Explanation facility aids learning.	Maintenance required when domain knowledge changes.

Topic 8 – Spreadsheets

8.1 Creating a spreadsheet

• Plan the layout – decide on rows (records) and columns (fields).
• Enter data – use appropriate data types (text, numbers, dates).
• Apply formulas – e.g., =SUM(B2:B20), =AVERAGE(C2:C20).
• Use absolute references ($A$1) when a constant is needed.
• Format cells – number formats, conditional formatting for alerts.

8.2 Testing and validation

• Check for missing or duplicate entries (use COUNTIF).
• Validate ranges with Data → Data Validation (e.g., 0–100%).
• Use IFERROR to trap calculation errors.

8.3 Using charts

• Column chart – compare quantities (e.g., sales per month).
• Line chart – show trends over time.
• Pie chart – illustrate parts of a whole (budget percentages).
• Scatter plot – display relationships between two variables.

8.4 Case brief – AO2 (design a solution)

Brief: A school wants a budgeting spreadsheet for its annual sports day. The spreadsheet must record each expense (item, quantity, unit cost), calculate total cost, compare it with a budget limit (£2 500) and highlight any overspend.

Required features:

1. Input table with columns: Item, Quantity, Unit Cost, Sub‑total (=B2*C2).
2. Grand total using =SUM(D2:D30).
3. Cell showing “Within budget” or “Over budget” using =IF(E31<=2500,"Within budget","Over budget").
4. Conditional formatting to colour the total cell red when over budget.
5. A simple bar chart showing expense categories.

8.5 Limitations of spreadsheet models

• Scalability – performance degrades with very large data sets.
• Risk of hidden errors – formula mistakes can propagate unnoticed.
• Version control – multiple copies can lead to inconsistent data.
• Limited data‑validation compared with dedicated database systems.

Topic 9 – Modelling with Spreadsheets

9.1 What‑if analysis

• Change a single input (e.g., price) and observe the effect on profit.
• Use Data → What‑If → Scenario Manager for multiple scenarios.

9.2 Goal‑Seek

Goal‑Seek finds the input value that produces a desired result.
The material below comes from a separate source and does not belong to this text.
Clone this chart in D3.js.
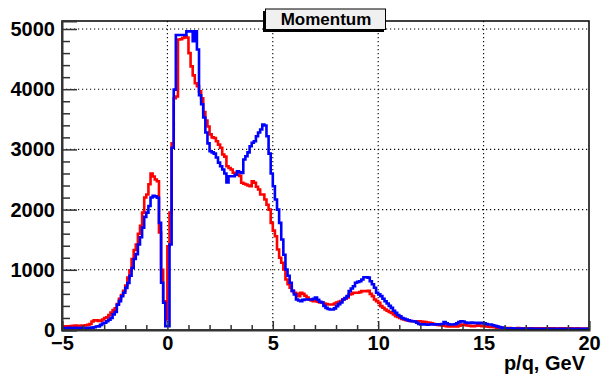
<!DOCTYPE html>
<html>
<head>
<meta charset="utf-8">
<script src="https://cdn.jsdelivr.net/npm/d3@7"></script>
<style>
  body { margin: 0; background: #fff; }
  svg { display: block; font-family: "Liberation Sans", Arial, sans-serif; }
</style>
</head>
<body>
<svg width="601" height="382"></svg>
<script>
// histogram: 250 bins of 0.1 GeV from -5 to 20
var binLow = -5, binWidth = 0.1;

var redCounts = [
  55,60,58,62,65,70,72,68,70,72,
  75,80,85,100,140,160,160,150,155,175,
  200,210,250,290,330,360,430,520,580,650,
  740,870,990,1180,1330,1420,1600,1730,1950,2200,
  2250,2420,2600,2550,2500,2470,1620,1000,478,174,
  1392,1950,3100,3850,3880,4826,4830,4850,4880,4860,
  4600,4380,4230,4100,4050,3967,3850,3620,3480,3380,
  3250,3200,3190,3136,3080,3027,2915,2880,2721,2690,
  2666,2611,2600,2583,2560,2445,2430,2417,2400,2389,
  2472,2445,2380,2334,2251,2251,2168,2080,2000,1780,
  1650,1558,1337,1200,1116,1005,839,760,701,650,
  618,600,562,618,600,570,540,507,490,478,
  480,470,456,456,440,430,423,423,423,440,
  456,467,480,507,525,540,590,600,618,618,
  618,630,645,645,645,650,600,562,507,480,
  451,396,370,340,320,300,285,260,229,215,
  202,185,175,163,160,150,146,146,140,146,
  140,135,130,125,120,110,100,90,85,80,
  75,70,65,60,58,58,60,60,70,85,
  90,80,75,70,65,63,70,80,70,65,
  63,60,55,50,50,45,40,40,38,36,
  32,30,34,30,28,30,32,28,30,27,
  28,30,26,28,30,25,27,29,26,28,
  27,25,28,30,26,24,27,25,28,26,
  25,27,24,26,28,25,23,26,24,25
];

var blueCounts = [
  30,32,30,35,30,32,35,33,30,35,
  30,32,35,35,40,45,58,60,85,108,
  120,146,170,202,260,300,420,480,560,620,
  700,780,900,1030,1180,1260,1420,1540,1700,1880,
  1950,2060,2200,2230,2220,2196,1780,784,452,63,
  63,1420,3027,3993,4900,4900,4900,4900,4900,4960,
  4960,4960,4797,4960,4660,3900,3750,3530,3281,3100,
  2970,2950,2930,2865,2780,2721,2666,2600,2450,2555,
  2555,2555,2580,2638,2620,2610,2832,2887,2950,3053,
  3110,3136,3219,3280,3330,3414,3397,3219,2930,2600,
  2389,2168,2000,1780,1503,1250,1005,900,784,650,
  590,507,490,478,500,507,507,507,507,520,
  540,500,470,456,400,368,350,340,340,360,
  396,430,456,507,530,562,645,690,728,784,
  800,811,839,877,877,870,811,760,701,620,
  591,562,520,478,440,400,368,320,285,250,
  229,200,185,174,160,150,146,140,120,100,
  91,95,91,88,91,95,91,93,91,95,
  100,130,110,95,91,91,95,110,130,146,
  140,125,119,119,125,119,119,115,119,115,
  110,100,91,91,80,70,60,50,40,36,
  28,26,25,27,24,22,25,23,22,24,
  22,20,23,21,22,20,19,21,22,20,
  20,18,21,19,20,18,19,20,17,19,
  18,20,17,19,18,17,18,19,17,18
];

var xMajor = [-5, 0, 5, 10, 15, 20];
var xMinor = d3.range(-5, 21, 1).filter(v => xMajor.indexOf(v) < 0);
var yMajor = [0, 1000, 2000, 3000, 4000, 5000];
var yMinor = d3.range(0, 5001, 200).filter(v => v % 1000 !== 0);
var title = "Momentum";
var xTitle = "p/q, GeV";

var svg = d3.select("svg");
var L = 62, R = 589, T = 21, B = 330;

var x = d3.scaleLinear().domain([-5, 20]).range([L, R]);
var y = d3.scaleLinear().domain([0, 5133]).range([B, T]);

// grid
var grid = svg.append("g").attr("stroke", "#000").attr("stroke-width", 1.1)
  .attr("stroke-dasharray", "1.2,2.8");
grid.selectAll(".gx").data(xMajor.slice(1, -1)).enter().append("line")
  .attr("x1", d => x(d)).attr("x2", d => x(d)).attr("y1", T).attr("y2", B);
grid.selectAll(".gy").data(yMajor.slice(1)).enter().append("line")
  .attr("x1", L).attr("x2", R).attr("y1", d => y(d)).attr("y2", d => y(d));

// histograms
function steps(counts) {
  var pts = counts.map((c, i) => [binLow + i * binWidth, c]);
  pts.push([binLow + counts.length * binWidth, counts[counts.length - 1]]);
  return pts;
}
var lineMaker = d3.line()
  .x(d => x(d[0]))
  .y(d => y(d[1]))
  .curve(d3.curveStepAfter);

svg.append("path").attr("fill", "none").attr("stroke", "#ff0000")
  .attr("stroke-width", 2.6).attr("d", lineMaker(steps(redCounts)));
svg.append("path").attr("fill", "none").attr("stroke", "#0000ff")
  .attr("stroke-width", 2.6).attr("d", lineMaker(steps(blueCounts)));

// frame
svg.append("rect").attr("x", L).attr("y", T).attr("width", R - L).attr("height", B - T)
  .attr("fill", "none").attr("stroke", "#000").attr("stroke-width", 1.5);

// y axis
var yAx = svg.append("g").attr("transform", "translate(" + L + ",0)")
  .call(d3.axisLeft(y).tickValues(yMajor).tickSize(-15).tickPadding(7).tickFormat(d3.format("d")));
svg.append("g").attr("transform", "translate(" + L + ",0)")
  .call(d3.axisLeft(y).tickValues(yMinor).tickSize(-8).tickFormat(""))
  .call(g => g.select(".domain").remove());

// x axis
var xAx = svg.append("g").attr("transform", "translate(0," + B + ")")
  .call(d3.axisBottom(x).tickValues(xMajor).tickSize(-9).tickPadding(6).tickFormat(d3.format("d")));
svg.append("g").attr("transform", "translate(0," + B + ")")
  .call(d3.axisBottom(x).tickValues(xMinor).tickSize(-5).tickFormat(""))
  .call(g => g.select(".domain").remove());

svg.selectAll(".domain").attr("stroke", "#333").attr("stroke-width", 2);
svg.selectAll(".tick line").attr("stroke", "#333").attr("stroke-width", 1.5);
svg.selectAll(".tick text").attr("fill", "#000")
  .style("font-family", "'Liberation Sans', Arial, sans-serif")
  .style("font-size", "20px").style("font-weight", "bold");

// axis title
svg.append("text").attr("x", 585).attr("y", 370).attr("text-anchor", "end")
  .style("font-size", "20px").style("font-weight", "bold").text(xTitle);

// title box with shadow
var tb = svg.append("g");
tb.append("rect").attr("x", 263).attr("y", 11).attr("width", 121).attr("height", 21).attr("fill", "#000");
tb.append("rect").attr("x", 265.5).attr("y", 9).attr("width", 120).attr("height", 20.5)
  .attr("fill", "#f0f0f0").attr("stroke", "#000").attr("stroke-width", 1);
tb.append("text").attr("x", 326).attr("y", 25).attr("text-anchor", "middle")
  .style("font-size", "17px").style("font-weight", "bold").text(title);
</script>
</body>
</html>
Example: “What sales figure is needed to achieve a profit of £5 000?” – set the profit cell as the “Set cell”, £5 000 as the “To value”, and the sales figure cell as the “By changing cell”.
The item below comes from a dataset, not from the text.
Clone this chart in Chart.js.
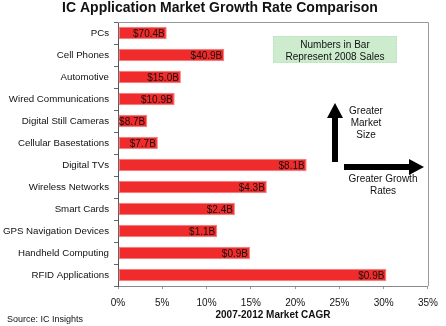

9.3 Simulation (Monte Carlo)

• Generate random inputs (e.g., demand) using =RANDBETWEEN or =NORMINV(RAND(),mean,sd).
• Run the model many times (via Data Table) to obtain a distribution of outcomes.
• Analyse results with histograms or summary statistics.

9.4 Model validation and limitations (recap)

• Validate by checking against known data or using control totals.
• Document assumptions (e.g., linear cost behaviour).
• Recognise that models simplify reality – they cannot predict unexpected events or complex interactions.

9.5 Key points to remember (overall)

• Data → information conversion must be supported by both validation (type, range, format, etc.) and verification (visual checking, double entry, parity, checksum, control totals, check‑digits).
• Select verification methods that match data volume, criticality and available resources.
• Document any verification strategy in an algorithm and illustrate it with a correctly‑symbolised flowchart.
• Hardware, software and UI choices each have distinct pros and cons – justify the most appropriate for the task.
• Monitoring & control systems require suitable sensors, calibration and a clear control technique (on‑off, proportional, PID).
• Expert systems use forward or backward chaining; understand when each is appropriate.
• Spreadsheets are powerful for calculation, visualisation and simple modelling, but be aware of their limitations and test thoroughly.
• Address the digital divide by promoting access, infrastructure and digital‑literacy programmes.